Roman Cheplyaka

Electoral vote distributions are polynomials

October 28, 2016

In his article Electoral vote distributions are Monoids, Gabriel Gonzalez poses and answers the following question based on 538’s data:

what would be Hillary’s chance of winning if each state’s probability of winning was truly independent of one another?

To answer the question, Gabriel devises a divide-and-conquer algorithm. He computes probability distributions over vote counts in subsets of all states and then combines them. He also observes that vote distributions form a monoid.

Here I want to share an algebraic perspective on vote counting and show why distributions form a monoid.

Let \(p_i\) be the probability of Hillary’s victory in state \(i\), and \(n_i\) be the number of electoral college votes for that state, where \(i=1,\ldots,N\), and \(N\) is the total number of states (and districts; see Gabriel’s post for details).

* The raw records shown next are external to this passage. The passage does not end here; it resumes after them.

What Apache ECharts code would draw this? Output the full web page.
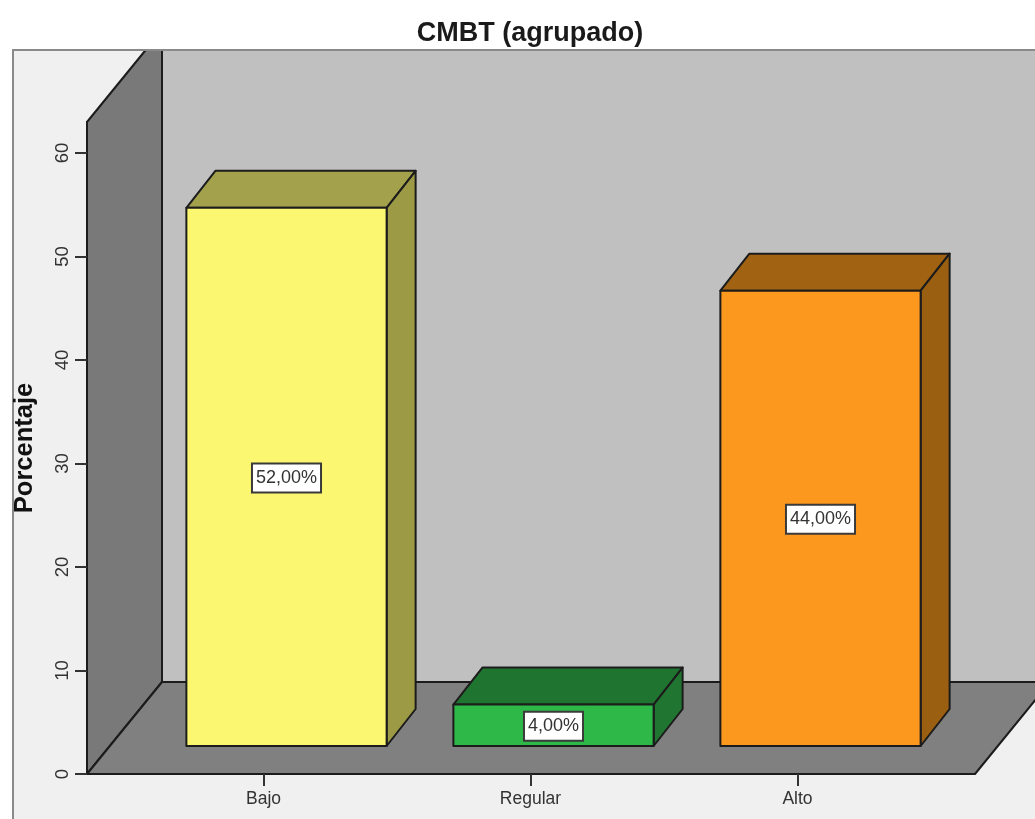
<!DOCTYPE html>
<html>
<head>
<meta charset="utf-8">
<title>CMBT (agrupado)</title>
<style>
    html, body { margin: 0; padding: 0; background: #fff; }
    #myChart { width: 1035px; height: 819px; }
</style>
<script src="https://cdn.jsdelivr.net/npm/echarts@6/dist/echarts.min.js"></script>
</head>
<body>
<div id="myChart"></div>
<script>
    var categories = ['Bajo', 'Regular', 'Alto'];
    var percentages = [52, 4, 44];
    var yTicks = [0, 10, 20, 30, 40, 50, 60];

    var frontColors = ['#fcf770', '#2eb848', '#fc981e'];
    var topColors = ['#a3a14c', '#1f7530', '#a16212'];
    var sideColors = ['#9c9a45', '#207630', '#9a5f10'];

    var lineColor = '#1c1c1c';
    var font = '"Liberation Sans", Arial, sans-serif';

    // 3d look: how far the floor goes back, and where the bars stand on it
    var floorDepth = [75, -92];
    var barOffset = [23, -28];
    var barDepth = [29, -37];

    function poly(points, fill) {
        return {
            type: 'polygon',
            shape: {points: points},
            style: {fill: fill, stroke: lineColor, lineWidth: 2, lineJoin: 'round'}
        };
    }

    function renderScene(params, api) {
        var left = api.coord([0, 0])[0] - api.size([1, 0])[0] / 2 - 43;
        var bottom = api.coord([0, 0])[1];
        var backX = left + floorDepth[0];
        var backY = bottom + floorDepth[1];
        var top = 50;
        var right = 1045;
        var frontRight = 975;
        var axisTop = api.coord([0, 63])[1];
        var slope = floorDepth[0] / -floorDepth[1];
        return {
            type: 'group',
            children: [
                // back wall
                poly([[backX, top], [right, top], [right, backY], [backX, backY]], '#c0c0c0'),
                // left wall
                poly([[left, bottom], [backX, backY], [backX, top], [left + (axisTop - top) * slope, top], [left, axisTop]], '#797979'),
                // floor
                poly([[left, bottom], [frontRight, bottom], [right, bottom - (right - frontRight) / slope], [right, backY], [backX, backY]], '#808080')
            ]
        };
    }

    function renderBar(params, api) {
        var i = api.value(0);
        var value = api.value(1);
        var width = api.size([1, 0])[0] * 0.75;
        var topPt = api.coord([i, value]);
        var basePt = api.coord([i, 0]);
        var x0 = topPt[0] + barOffset[0] - width / 2;
        var x1 = x0 + width;
        var y0 = topPt[1] + barOffset[1];
        var y1 = basePt[1] + barOffset[1];
        var dx = barDepth[0];
        var dy = barDepth[1];
        return {
            type: 'group',
            children: [
                poly([[x0, y0], [x0 + dx, y0 + dy], [x1 + dx, y0 + dy], [x1, y0]], topColors[i]),
                poly([[x1, y0], [x1 + dx, y0 + dy], [x1 + dx, y1 + dy], [x1, y1]], sideColors[i]),
                poly([[x0, y0], [x1, y0], [x1, y1], [x0, y1]], frontColors[i]),
                {
                    type: 'text',
                    z2: 10,
                    style: {
                        x: (x0 + x1) / 2,
                        y: (y0 + y1) / 2 + 1,
                        text: value.toFixed(2).replace('.', ',') + '%',
                        align: 'center',
                        verticalAlign: 'middle',
                        fill: '#333',
                        font: '18px ' + font,
                        backgroundColor: '#fff',
                        borderColor: '#3a3a3a',
                        borderWidth: 2,
                        padding: [5, 3, 4, 3]
                    }
                }
            ]
        };
    }

    var myChart = echarts.init(document.getElementById('myChart'));
    myChart.setOption({
        animation: false,
        backgroundColor: '#fff',
        title: {
            text: 'CMBT (agrupado)',
            left: 525,
            top: 15,
            textAlign: 'center',
            textStyle: {fontFamily: font, fontSize: 27, fontWeight: 'bold', color: '#1a1a1a'}
        },
        // panel behind the chart, open on the right; its top edge sits over the wall
        graphic: [{
            type: 'rect',
            z: -1,
            shape: {x: 13, y: 50, width: 1030, height: 780},
            style: {fill: '#f0f0f0'}
        }, {
            type: 'polyline',
            z: 3,
            shape: {points: [[13, 830], [13, 50], [1045, 50]]},
            style: {fill: null, stroke: '#8a8a8a', lineWidth: 2}
        }],
        grid: {left: 130, width: 801, top: 122, height: 652},
        xAxis: {
            type: 'category',
            data: categories,
            z: 5,
            axisLine: {show: false},
            axisTick: {show: true, alignWithLabel: true, length: 12, lineStyle: {color: '#333', width: 2}},
            axisLabel: {fontFamily: font, fontSize: 17.5, color: '#333', margin: 16}
        },
        yAxis: {
            type: 'value',
            min: 0,
            max: 63,
            interval: 10,
            offset: 43,
            z: 5,
            name: 'Porcentaje',
            nameLocation: 'middle',
            nameGap: 49,
            nameTextStyle: {fontFamily: font, fontSize: 25.5, fontWeight: 'bold', color: '#111'},
            splitLine: {show: false},
            axisLine: {show: true, lineStyle: {color: lineColor, width: 2}},
            axisTick: {show: true, length: 12, customValues: yTicks, lineStyle: {color: '#333', width: 2}},
            axisLabel: {fontFamily: font, fontSize: 18.5, color: '#333', rotate: 90, margin: 15, customValues: yTicks}
        },
        series: [{
            name: 'scene',
            type: 'custom',
            z: 1,
            clip: false,
            silent: true,
            renderItem: renderScene,
            data: [[0, 0]]
        }, {
            name: 'CMBT (agrupado)',
            type: 'custom',
            z: 2,
            clip: false,
            renderItem: renderBar,
            encode: {x: 0, y: 1},
            data: percentages.map(function (v, i) { return [i, v]; })
        }]
    });
</script>
</body>
</html>
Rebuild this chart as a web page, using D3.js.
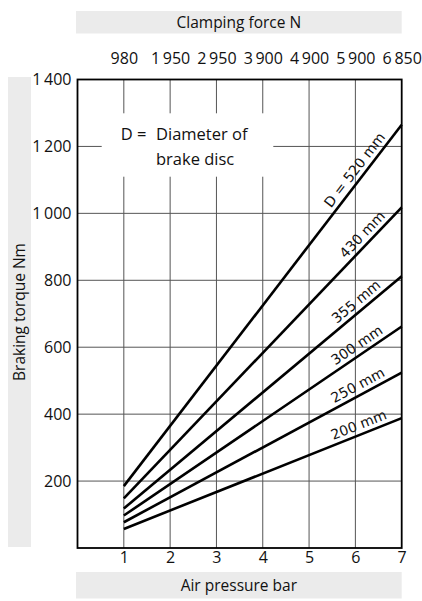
<!DOCTYPE html>
<html>
<head>
<meta charset="utf-8">
<script src="https://cdn.jsdelivr.net/npm/d3@7"></script>
<style>
  html, body { margin: 0; padding: 0; background: #fff; }
  svg { display: block; }
  text { font-family: "Open Sans", "Noto Sans", sans-serif; fill: #111; }
</style>
</head>
<body>
<svg id="chart" width="422" height="601"></svg>
<script>
// ---- data ----
const pressureTicks = [1, 2, 3, 4, 5, 6, 7];                     // Air pressure, bar
const clampingForce = [980, 1950, 2950, 3900, 4900, 5900, 6850];  // Clamping force N (top axis)
const torqueTicks = [200, 400, 600, 800, 1000, 1200, 1400];        // Braking torque Nm
const diameters = ["520", "430", "355", "300", "250", "200"];      // disc diameter mm
const torqueAt1bar = [185, 148, 118, 97, 77, 57];                  // Nm at 1 bar
const torqueAt7bar = [1265, 1018, 812, 662, 524, 388];             // Nm at 7 bar
const xLabel = "Air pressure bar";
const yLabel = "Braking torque Nm";
const topLabel = "Clamping force N";
const noteLines = ["Diameter of", "brake disc"];

// ---- layout ----
const svg = d3.select("#chart");
const pL = 77.5, pR = 401.7, pT = 79.5, pB = 548;
const x = d3.scaleLinear().domain([0, 7]).range([pL, pR]);
const y = d3.scaleLinear().domain([0, 1400]).range([pB, pT]);
const loc = d3.formatLocale({decimal: ".", thousands: "\u2009", grouping: [3], currency: ["", ""]});
const fmt = loc.format(",d");
const grey = "#ebebeb";

// grey title bands
svg.append("rect").attr("x", 76).attr("y", 11).attr("width", pR - 76).attr("height", 22.5).attr("fill", grey);
svg.append("rect").attr("x", 8).attr("y", 77).attr("width", 23).attr("height", 470).attr("fill", grey);
svg.append("rect").attr("x", 76).attr("y", 572).attr("width", pR - 76).attr("height", 26.5).attr("fill", grey);

svg.append("text").attr("x", (76 + pR) / 2).attr("y", 28).attr("text-anchor", "middle")
  .style("font-size", "15.5px").text(topLabel);
svg.append("text").attr("transform", `translate(25,312) rotate(-90)`).attr("text-anchor", "middle")
  .style("font-size", "15.5px").text(yLabel);
svg.append("text").attr("x", (76 + pR) / 2).attr("y", 591).attr("text-anchor", "middle")
  .style("font-size", "15.5px").text(xLabel);

// grid
const grid = svg.append("g");
grid.selectAll("line.v").data(pressureTicks.slice(0, -1)).join("line")
  .attr("x1", d => x(d)).attr("x2", d => x(d)).attr("y1", y(0)).attr("y2", y(1400))
  .attr("stroke", "#555").attr("stroke-width", 1);
grid.selectAll("line.h").data(torqueTicks.slice(0, -1)).join("line")
  .attr("x1", x(0)).attr("x2", x(7)).attr("y1", d => y(d)).attr("y2", d => y(d))
  .attr("stroke", "#555").attr("stroke-width", 1);

// note box
svg.append("rect").attr("x", 101.7).attr("y", 113.3).attr("width", 171.6).attr("height", 63.4).attr("fill", "#fff");
svg.append("text").attr("x", 120.7).attr("y", 140).style("font-size", "16.5px").text("D =");
svg.append("text").attr("x", 156).attr("y", 140).style("font-size", "16.5px").text(noteLines[0]);
svg.append("text").attr("x", 156).attr("y", 165).style("font-size", "16.5px").text(noteLines[1]);

// frame
svg.append("rect").attr("x", pL).attr("y", pT).attr("width", pR - pL).attr("height", pB - pT)
  .attr("fill", "none").attr("stroke", "#000").attr("stroke-width", 1.8);

// axes
const axTop = svg.append("g").attr("transform", `translate(0,${pT - 16})`)
  .call(d3.axisTop(x).tickValues(pressureTicks).tickSize(0).tickPadding(0)
    .tickFormat((d, i) => fmt(clampingForce[i])));
const axLeft = svg.append("g").attr("transform", `translate(${pL},0)`)
  .call(d3.axisLeft(y).tickValues(torqueTicks).tickSize(0).tickPadding(6).tickFormat(fmt));
const axBottom = svg.append("g").attr("transform", `translate(0,${pB})`)
  .call(d3.axisBottom(x).tickValues(pressureTicks).tickSize(0).tickPadding(4).tickFormat(d3.format("d")));
[axTop, axLeft, axBottom].forEach(g => {
  g.select(".domain").remove();
  g.selectAll("text").style("font-family", '"Open Sans", sans-serif').style("font-size", "16px").attr("fill", "#111");
});

// series lines
const series = diameters.map((d, i) => ({
  d, v: [[1, torqueAt1bar[i]], [7, torqueAt7bar[i]]]
}));
const line = d3.line().x(p => x(p[0])).y(p => y(p[1]));
svg.append("g").selectAll("path").data(series).join("path")
  .attr("d", s => line(s.v)).attr("fill", "none").attr("stroke", "#000").attr("stroke-width", 2.6);

// labels along lines
svg.append("g").selectAll("text").data(series).join("text")
  .attr("transform", s => {
    const xl = s.d === "430" ? 6.3 : 6.15;
    const [p0, p1] = s.v;
    const v = p0[1] + (p1[1] - p0[1]) * (xl - p0[0]) / (p1[0] - p0[0]);
    const ang = Math.atan2(y(p1[1]) - y(p0[1]), x(p1[0]) - x(p0[0])) * 180 / Math.PI;
    return `translate(${x(xl)},${y(v)}) rotate(${ang})`;
  })
  .attr("dy", -5).attr("text-anchor", "middle")
  .style("font-family", '"DejaVu Sans", sans-serif').style("font-size", "14px")
  .text((s, i) => (i === 0 ? "D = " : "") + s.d + " mm");
</script>
</body>
</html>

Then a vote distribution is a collection of probabilities \(q_k\) that Hillary will get exactly \(k\) votes:

\[ \newcommand{\p}[1]{\mathrm{Pr}\{#1\}} \begin{equation} q_k = \p{\text{number of votes for H.Clinton} = k},\;k=1,\ldots,\sum_{i=1}^N n_i. \end{equation} \]

Consider the following polynomial:

\[Q(x)=\prod_{i=1}^N\left(p_i x^{n_i}+(1-p_i)\right).\]

This is a product of \(N\) brackets, one for each state. If we expanded it, we would get \(2^N\) terms. Every such term takes either \(p_i x^{n_i}\) or \(1-p_i\) from each bracket and multiplies them. Every such term corresponds to a particular election outcome: if Hillary won in a particular state, take \(p_i x^{n_i}\) from the corresponding bracket; otherwise, take \(1-p_i\).

For example, if an election outcome means that Hillary won in states \(1,4,\ldots\) and lost in states \(2,3,\ldots\), then the corresponding term is

\[ p_1 x^{n_1}(1-p_2)(1-p_3)p_4 x^{n_4}\ldots=p_1(1-p_2)(1-p_3)p_4\ldots x^{n_1+n_4+\ldots}. \]

Notice that \(p_1(1-p_2)(1-p_3)p_4\ldots\) is exactly the probability of the outcome (under the independence assumption) and \(n_1+n_4+\ldots\) is the number of votes for Hillary under that outcome.

Since the power of \(x\) in each term is the number of votes for Hillary, outcomes that result in the same number of votes, say \(k\), correspond to like terms. If we combine them, their probabilities (terms’ coefficients) will add up. To what? To \(q_k\), the total probability of Hillary getting \(k\) votes.

Therefore,

\[Q(x) = \sum_{k}q_kx^k.\]

Deriving the final vote distribution \(q_k\) from \(p_i\) and \(n_i\) is just expanding and reducing \(Q(x)\) from \(\prod_{i=1}^N\left(p_i x^{n_i}+(1-p_i)\right)\) to \(\sum_{k}q_kx^k\).

As Gabriel notes, doing this in the direct way would be inefficient. His divide-and-conquer approach directly translates to expanding \(Q(x)\): divide all brackets into two groups, recursively expand the groups, combine the results.

Under this formulation, it becomes obvious that vote distributions form a proper monoid: it is just a monoid of polynomials under multiplication.